[BEGIN]

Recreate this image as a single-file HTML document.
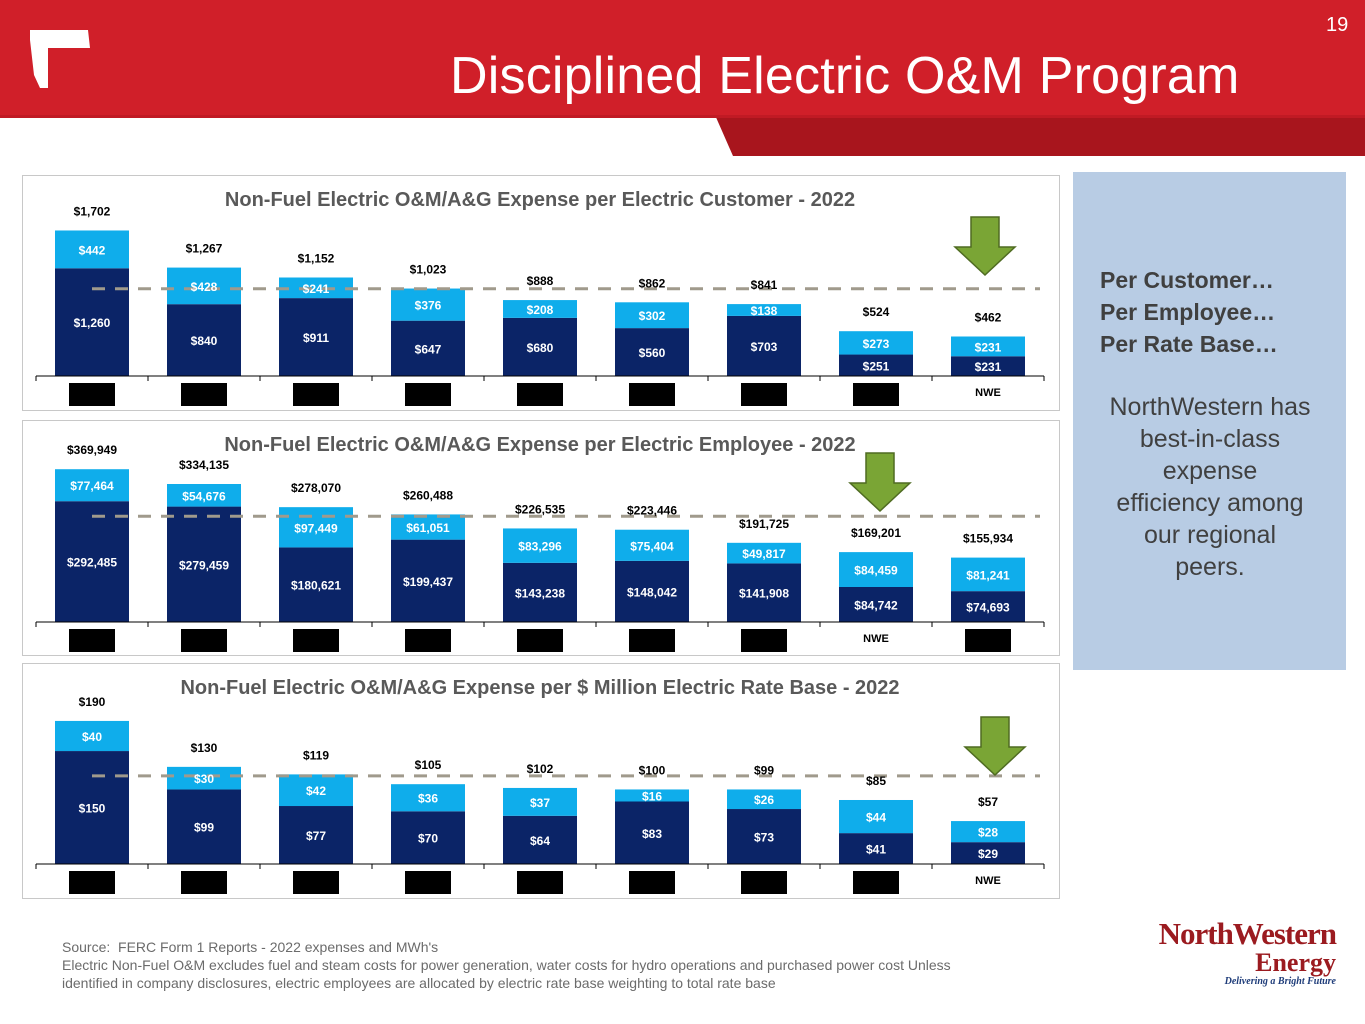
<!DOCTYPE html>
<html><head><meta charset="utf-8"><style>
body{margin:0;width:1365px;height:1024px;position:relative;background:#fff;font-family:"Liberation Sans",sans-serif;overflow:hidden}
.abs{position:absolute}
</style></head><body>
<svg class="abs" style="left:0;top:0" width="1365" height="160">
<rect x="0" y="0" width="1365" height="117" fill="#d01f29"/>
<polygon points="715,115 1365,115 1365,156 733,156" fill="#a8151d"/>
<rect x="0" y="115" width="1365" height="3" fill="#c01a24"/>
<polygon points="30,30 88,30 90,48 48,48 48,88 40,88 34,75 30,40" fill="#fff"/>
</svg>
<div class="abs" style="left:450px;top:46px;font-size:52px;color:#fff;letter-spacing:0.2px">Disciplined Electric O&amp;M Program</div>
<div class="abs" style="left:1326px;top:14px;font-size:20px;color:#fff">19</div>

<svg id="charts" class="abs" style="left:0;top:0" width="1365" height="1024"></svg>

<div class="abs" style="left:1073px;top:172px;width:273px;height:498px;background:#b8cce4"></div>
<div class="abs" style="left:1100px;top:264px;font-size:23px;font-weight:bold;color:#404040;line-height:32px">Per Customer…<br>Per Employee…<br>Per Rate Base…</div>
<div class="abs" style="left:1080px;top:391px;width:260px;text-align:center;font-size:25px;color:#404040;line-height:32px">NorthWestern has<br>best-in-class<br>expense<br>efficiency among<br>our regional<br>peers.</div>

<div class="abs" style="left:62px;top:938px;font-size:14px;color:#6b6b6b;line-height:18px;width:1000px">Source:&nbsp; FERC Form 1 Reports - 2022 expenses and MWh's<br>Electric Non-Fuel O&amp;M excludes fuel and steam costs for power generation, water costs for hydro operations and purchased power cost Unless<br>identified in company disclosures, electric employees are allocated by electric rate base weighting to total rate base</div>
<div class="abs" style="left:1138px;top:918px;width:198px;text-align:right;font-family:'Liberation Serif',serif;color:#9b1b20">
<div style="font-size:31px;font-weight:bold;letter-spacing:-1px;line-height:32px">NorthWestern</div>
<div style="font-size:26px;font-weight:bold;line-height:26px">Energy</div>
<div style="font-size:10px;font-style:italic;font-weight:bold;color:#1f3d7a">Delivering a Bright Future</div></div>

<script>
const c1Cats=["P1","P2","P3","P4","P5","P6","P7","P8","NWE"];
const c1Bottom=[1260,840,911,647,680,560,703,251,231];
const c1Top=[442,428,241,376,208,302,138,273,231];
const c1Total=["$1,702","$1,267","$1,152","$1,023","$888","$862","$841","$524","$462"];
const c1Avg=1020;
const c2Cats=["P1","P2","P3","P4","P5","P6","P7","NWE","P9"];
const c2Bottom=[292485,279459,180621,199437,143238,148042,141908,84742,74693];
const c2Top=[77464,54676,97449,61051,83296,75404,49817,84459,81241];
const c2Total=[369949,334135,278070,260488,226535,223446,191725,169201,155934];
const c2Avg=256000;
const c3Cats=["P1","P2","P3","P4","P5","P6","P7","P8","NWE"];
const c3Bottom=[150,99,77,70,64,83,73,41,29];
const c3Top=[40,30,42,36,37,16,26,44,28];
const c3Total=[190,130,119,105,102,100,99,85,57];
const c3Avg=117;

const svg=document.getElementById('charts');
const NS='http://www.w3.org/2000/svg';
function mk(t,a,txt){const e=document.createElementNS(NS,t);for(const k in a)e.setAttribute(k,a[k]);if(txt!=null)e.textContent=txt;svg.appendChild(e);return e;}
function fmt(v){return '$'+v.toLocaleString('en-US');}
function chart(o){
  const p=mk('rect',{x:22.5,y:o.top+0.5,width:1037,height:235,fill:'#fff',stroke:'#c8c8c8'});
  
  const t=mk('text',{x:540,y:o.top+31,'text-anchor':'middle','font-size':20,'font-weight':'bold',fill:'#595959','font-family':'Liberation Sans, sans-serif'},o.title);
  
  const base=o.top+o.base;
  const y=v=>base-v*o.scale;
  const cx=i=>92+i*112;
  o.cats.forEach((c,i)=>{
    const b=mk('rect',{x:cx(i)-37,y:y(o.bottom[i]),width:74,height:o.bottom[i]*o.scale,fill:'#0b2467'});
    
    const tb=mk('rect',{x:cx(i)-37,y:y(o.bottom[i]+o.topv[i]),width:74,height:o.topv[i]*o.scale,fill:'#0fadeb'});
    
  });
  const d=mk('line',{x1:92,x2:1040,y1:y(o.avg),y2:y(o.avg),stroke:'#a09a8c','stroke-width':3,'stroke-dasharray':'13,10'});
  
  o.cats.forEach((c,i)=>{
    const yb=y(o.bottom[i]),yt=y(o.bottom[i]+o.topv[i]);
    let l=mk('text',{x:cx(i),y:(yb+base)/2+5,'text-anchor':'middle','font-size':12,'font-weight':'bold',fill:'#fff'},fmt(o.bottom[i]));
    
    l=mk('text',{x:cx(i),y:(yb+yt)/2+5,'text-anchor':'middle','font-size':12,'font-weight':'bold',fill:'#fff'},fmt(o.topv[i]));
    
    l=mk('text',{x:cx(i),y:yt-15,'text-anchor':'middle','font-size':12,'font-weight':'bold',fill:'#000'},typeof o.total[i]==='string'?o.total[i]:fmt(o.total[i]));
    
    if(c==='NWE'){l=mk('text',{x:cx(i),y:base+20,'text-anchor':'middle','font-size':11,'font-weight':'bold',fill:'#000'},'NWE');
      }
    else{l=mk('rect',{x:cx(i)-23,y:base+7,width:46,height:23,fill:'#000'});
      }
  });
  const ax=mk('line',{x1:36,x2:1044,y1:base,y2:base,stroke:'#000','stroke-width':1});
  
  for(let i=0;i<=9;i++){const tk=mk('line',{x1:36+i*112,x2:36+i*112,y1:base,y2:base+5,stroke:'#000'});
    }
  const ax0=o.arrowX,ay0=o.top+o.arrowY;
  const ar=mk('polygon',{points:`${ax0-14},${ay0} ${ax0+14},${ay0} ${ax0+14},${ay0+30} ${ax0+30},${ay0+30} ${ax0},${ay0+58} ${ax0-30},${ay0+30} ${ax0-14},${ay0+30}`,fill:'#7aa535',stroke:'#4f6b22','stroke-width':1.5});
  
}
chart({name:'per-customer',top:175,base:201,scale:0.0855,title:'Non-Fuel Electric O&M/A&G Expense per Electric Customer - 2022',cats:c1Cats,bottom:c1Bottom,topv:c1Top,total:c1Total,avg:c1Avg,arrowX:985,arrowY:42});
chart({name:'per-employee',top:420,base:202,scale:0.000413,title:'Non-Fuel Electric O&M/A&G Expense per Electric Employee - 2022',cats:c2Cats,bottom:c2Bottom,topv:c2Top,total:c2Total,avg:c2Avg,arrowX:880,arrowY:33});
chart({name:'per-rate-base',top:663,base:201,scale:0.753,title:'Non-Fuel Electric O&M/A&G Expense per $ Million Electric Rate Base - 2022',cats:c3Cats,bottom:c3Bottom,topv:c3Top,total:c3Total,avg:c3Avg,arrowX:995,arrowY:54});
</script>
</body></html>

[END]

* TASK BRIEF *
Leave out the pictures and copy the rest of the material above exactly.

* COMPLETE OUTPUT *
Recreate this image as a single-file HTML document.
<!DOCTYPE html>
<html><head><meta charset="utf-8"><style>
body{margin:0;width:1365px;height:1024px;position:relative;background:#fff;font-family:"Liberation Sans",sans-serif;overflow:hidden}
.abs{position:absolute}
</style></head><body>
<svg class="abs" style="left:0;top:0" width="1365" height="160">
<rect x="0" y="0" width="1365" height="117" fill="#d01f29"/>
<polygon points="715,115 1365,115 1365,156 733,156" fill="#a8151d"/>
<rect x="0" y="115" width="1365" height="3" fill="#c01a24"/>
<polygon points="30,30 88,30 90,48 48,48 48,88 40,88 34,75 30,40" fill="#fff"/>
</svg>
<div class="abs" style="left:450px;top:46px;font-size:52px;color:#fff;letter-spacing:0.2px">Disciplined Electric O&amp;M Program</div>
<div class="abs" style="left:1326px;top:14px;font-size:20px;color:#fff">19</div>

<svg id="charts" class="abs" style="left:0;top:0" width="1365" height="1024"></svg>

<div class="abs" style="left:1073px;top:172px;width:273px;height:498px;background:#b8cce4"></div>
<div class="abs" style="left:1100px;top:264px;font-size:23px;font-weight:bold;color:#404040;line-height:32px">Per Customer…<br>Per Employee…<br>Per Rate Base…</div>
<div class="abs" style="left:1080px;top:391px;width:260px;text-align:center;font-size:25px;color:#404040;line-height:32px">NorthWestern has<br>best-in-class<br>expense<br>efficiency among<br>our regional<br>peers.</div>

<div class="abs" style="left:62px;top:938px;font-size:14px;color:#6b6b6b;line-height:18px;width:1000px">Source:&nbsp; FERC Form 1 Reports - 2022 expenses and MWh's<br>Electric Non-Fuel O&amp;M excludes fuel and steam costs for power generation, water costs for hydro operations and purchased power cost Unless<br>identified in company disclosures, electric employees are allocated by electric rate base weighting to total rate base</div>
<div class="abs" style="left:1138px;top:918px;width:198px;text-align:right;font-family:'Liberation Serif',serif;color:#9b1b20">
<div style="font-size:31px;font-weight:bold;letter-spacing:-1px;line-height:32px">NorthWestern</div>
<div style="font-size:26px;font-weight:bold;line-height:26px">Energy</div>
<div style="font-size:10px;font-style:italic;font-weight:bold;color:#1f3d7a">Delivering a Bright Future</div></div>

<script>
const c1Cats=["P1","P2","P3","P4","P5","P6","P7","P8","NWE"];
const c1Bottom=[1260,840,911,647,680,560,703,251,231];
const c1Top=[442,428,241,376,208,302,138,273,231];
const c1Total=["$1,702","$1,267","$1,152","$1,023","$888","$862","$841","$524","$462"];
const c1Avg=1020;
const c2Cats=["P1","P2","P3","P4","P5","P6","P7","NWE","P9"];
const c2Bottom=[292485,279459,180621,199437,143238,148042,141908,84742,74693];
const c2Top=[77464,54676,97449,61051,83296,75404,49817,84459,81241];
const c2Total=[369949,334135,278070,260488,226535,223446,191725,169201,155934];
const c2Avg=256000;
const c3Cats=["P1","P2","P3","P4","P5","P6","P7","P8","NWE"];
const c3Bottom=[150,99,77,70,64,83,73,41,29];
const c3Top=[40,30,42,36,37,16,26,44,28];
const c3Total=[190,130,119,105,102,100,99,85,57];
const c3Avg=117;

const svg=document.getElementById('charts');
const NS='http://www.w3.org/2000/svg';
function mk(t,a,txt){const e=document.createElementNS(NS,t);for(const k in a)e.setAttribute(k,a[k]);if(txt!=null)e.textContent=txt;svg.appendChild(e);return e;}
function fmt(v){return '$'+v.toLocaleString('en-US');}
function chart(o){
  const p=mk('rect',{x:22.5,y:o.top+0.5,width:1037,height:235,fill:'#fff',stroke:'#c8c8c8'});
  
  const t=mk('text',{x:540,y:o.top+31,'text-anchor':'middle','font-size':20,'font-weight':'bold',fill:'#595959','font-family':'Liberation Sans, sans-serif'},o.title);
  
  const base=o.top+o.base;
  const y=v=>base-v*o.scale;
  const cx=i=>92+i*112;
  o.cats.forEach((c,i)=>{
    const b=mk('rect',{x:cx(i)-37,y:y(o.bottom[i]),width:74,height:o.bottom[i]*o.scale,fill:'#0b2467'});
    
    const tb=mk('rect',{x:cx(i)-37,y:y(o.bottom[i]+o.topv[i]),width:74,height:o.topv[i]*o.scale,fill:'#0fadeb'});
    
  });
  const d=mk('line',{x1:92,x2:1040,y1:y(o.avg),y2:y(o.avg),stroke:'#a09a8c','stroke-width':3,'stroke-dasharray':'13,10'});
  
  o.cats.forEach((c,i)=>{
    const yb=y(o.bottom[i]),yt=y(o.bottom[i]+o.topv[i]);
    let l=mk('text',{x:cx(i),y:(yb+base)/2+5,'text-anchor':'middle','font-size':12,'font-weight':'bold',fill:'#fff'},fmt(o.bottom[i]));
    
    l=mk('text',{x:cx(i),y:(yb+yt)/2+5,'text-anchor':'middle','font-size':12,'font-weight':'bold',fill:'#fff'},fmt(o.topv[i]));
    
    l=mk('text',{x:cx(i),y:yt-15,'text-anchor':'middle','font-size':12,'font-weight':'bold',fill:'#000'},typeof o.total[i]==='string'?o.total[i]:fmt(o.total[i]));
    
    if(c==='NWE'){l=mk('text',{x:cx(i),y:base+20,'text-anchor':'middle','font-size':11,'font-weight':'bold',fill:'#000'},'NWE');
      }
    else{l=mk('rect',{x:cx(i)-23,y:base+7,width:46,height:23,fill:'#000'});
      }
  });
  const ax=mk('line',{x1:36,x2:1044,y1:base,y2:base,stroke:'#000','stroke-width':1});
  
  for(let i=0;i<=9;i++){const tk=mk('line',{x1:36+i*112,x2:36+i*112,y1:base,y2:base+5,stroke:'#000'});
    }
  const ax0=o.arrowX,ay0=o.top+o.arrowY;
  const ar=mk('polygon',{points:`${ax0-14},${ay0} ${ax0+14},${ay0} ${ax0+14},${ay0+30} ${ax0+30},${ay0+30} ${ax0},${ay0+58} ${ax0-30},${ay0+30} ${ax0-14},${ay0+30}`,fill:'#7aa535',stroke:'#4f6b22','stroke-width':1.5});
  
}
chart({name:'per-customer',top:175,base:201,scale:0.0855,title:'Non-Fuel Electric O&M/A&G Expense per Electric Customer - 2022',cats:c1Cats,bottom:c1Bottom,topv:c1Top,total:c1Total,avg:c1Avg,arrowX:985,arrowY:42});
chart({name:'per-employee',top:420,base:202,scale:0.000413,title:'Non-Fuel Electric O&M/A&G Expense per Electric Employee - 2022',cats:c2Cats,bottom:c2Bottom,topv:c2Top,total:c2Total,avg:c2Avg,arrowX:880,arrowY:33});
chart({name:'per-rate-base',top:663,base:201,scale:0.753,title:'Non-Fuel Electric O&M/A&G Expense per $ Million Electric Rate Base - 2022',cats:c3Cats,bottom:c3Bottom,topv:c3Top,total:c3Total,avg:c3Avg,arrowX:995,arrowY:54});
</script>
</body></html>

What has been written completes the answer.